* START COLLECTED MATERIAL *
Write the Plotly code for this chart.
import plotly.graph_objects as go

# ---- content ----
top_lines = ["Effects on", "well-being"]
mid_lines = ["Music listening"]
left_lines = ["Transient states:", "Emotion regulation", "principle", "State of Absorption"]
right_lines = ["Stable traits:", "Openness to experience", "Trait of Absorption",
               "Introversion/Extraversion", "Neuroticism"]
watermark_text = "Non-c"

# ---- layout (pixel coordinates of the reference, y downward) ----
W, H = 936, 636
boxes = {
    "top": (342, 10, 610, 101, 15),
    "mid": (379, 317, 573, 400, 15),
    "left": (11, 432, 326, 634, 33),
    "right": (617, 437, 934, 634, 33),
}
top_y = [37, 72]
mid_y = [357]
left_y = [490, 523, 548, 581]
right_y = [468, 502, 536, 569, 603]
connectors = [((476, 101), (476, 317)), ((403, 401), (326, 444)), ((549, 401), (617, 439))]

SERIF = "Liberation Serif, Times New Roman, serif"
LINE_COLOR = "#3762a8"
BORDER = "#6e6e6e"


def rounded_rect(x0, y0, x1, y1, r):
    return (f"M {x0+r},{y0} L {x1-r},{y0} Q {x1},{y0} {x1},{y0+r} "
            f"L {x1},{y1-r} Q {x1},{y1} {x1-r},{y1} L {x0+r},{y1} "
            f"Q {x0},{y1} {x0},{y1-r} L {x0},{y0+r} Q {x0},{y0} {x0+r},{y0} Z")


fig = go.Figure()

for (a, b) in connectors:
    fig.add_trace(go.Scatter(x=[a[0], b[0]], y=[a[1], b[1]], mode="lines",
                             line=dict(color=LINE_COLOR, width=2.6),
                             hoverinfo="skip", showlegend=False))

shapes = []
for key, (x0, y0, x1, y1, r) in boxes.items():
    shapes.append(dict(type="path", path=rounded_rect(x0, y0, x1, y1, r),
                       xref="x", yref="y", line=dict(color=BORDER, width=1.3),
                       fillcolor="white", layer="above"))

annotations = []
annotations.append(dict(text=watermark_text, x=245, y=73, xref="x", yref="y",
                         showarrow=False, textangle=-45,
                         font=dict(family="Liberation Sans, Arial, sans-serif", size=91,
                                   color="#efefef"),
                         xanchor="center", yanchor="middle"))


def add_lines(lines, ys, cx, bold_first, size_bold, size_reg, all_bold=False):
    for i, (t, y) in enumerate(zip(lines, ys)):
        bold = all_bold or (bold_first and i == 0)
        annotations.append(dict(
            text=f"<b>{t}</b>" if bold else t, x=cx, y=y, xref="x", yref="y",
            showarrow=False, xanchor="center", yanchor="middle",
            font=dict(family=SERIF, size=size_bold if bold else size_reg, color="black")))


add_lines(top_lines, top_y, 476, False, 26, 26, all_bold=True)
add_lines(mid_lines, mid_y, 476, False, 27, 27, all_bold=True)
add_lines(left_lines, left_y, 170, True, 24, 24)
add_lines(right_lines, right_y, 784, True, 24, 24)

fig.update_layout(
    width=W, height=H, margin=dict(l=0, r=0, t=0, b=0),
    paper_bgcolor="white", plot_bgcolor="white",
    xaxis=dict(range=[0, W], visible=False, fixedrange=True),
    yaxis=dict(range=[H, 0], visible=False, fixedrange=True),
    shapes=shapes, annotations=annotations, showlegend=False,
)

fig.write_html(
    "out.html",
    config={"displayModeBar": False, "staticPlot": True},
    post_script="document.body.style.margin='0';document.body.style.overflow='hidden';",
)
* END COLLECTED MATERIAL *
| SET PROBLEM |
Quote the listing above from its first line to the line with "fig = go.Figure()", inclusive, and add nothing.

| IN RESPONSE |
Write the Plotly code for this chart.
import plotly.graph_objects as go

# ---- content ----
top_lines = ["Effects on", "well-being"]
mid_lines = ["Music listening"]
left_lines = ["Transient states:", "Emotion regulation", "principle", "State of Absorption"]
right_lines = ["Stable traits:", "Openness to experience", "Trait of Absorption",
               "Introversion/Extraversion", "Neuroticism"]
watermark_text = "Non-c"

# ---- layout (pixel coordinates of the reference, y downward) ----
W, H = 936, 636
boxes = {
    "top": (342, 10, 610, 101, 15),
    "mid": (379, 317, 573, 400, 15),
    "left": (11, 432, 326, 634, 33),
    "right": (617, 437, 934, 634, 33),
}
top_y = [37, 72]
mid_y = [357]
left_y = [490, 523, 548, 581]
right_y = [468, 502, 536, 569, 603]
connectors = [((476, 101), (476, 317)), ((403, 401), (326, 444)), ((549, 401), (617, 439))]

SERIF = "Liberation Serif, Times New Roman, serif"
LINE_COLOR = "#3762a8"
BORDER = "#6e6e6e"


def rounded_rect(x0, y0, x1, y1, r):
    return (f"M {x0+r},{y0} L {x1-r},{y0} Q {x1},{y0} {x1},{y0+r} "
            f"L {x1},{y1-r} Q {x1},{y1} {x1-r},{y1} L {x0+r},{y1} "
            f"Q {x0},{y1} {x0},{y1-r} L {x0},{y0+r} Q {x0},{y0} {x0+r},{y0} Z")


fig = go.Figure()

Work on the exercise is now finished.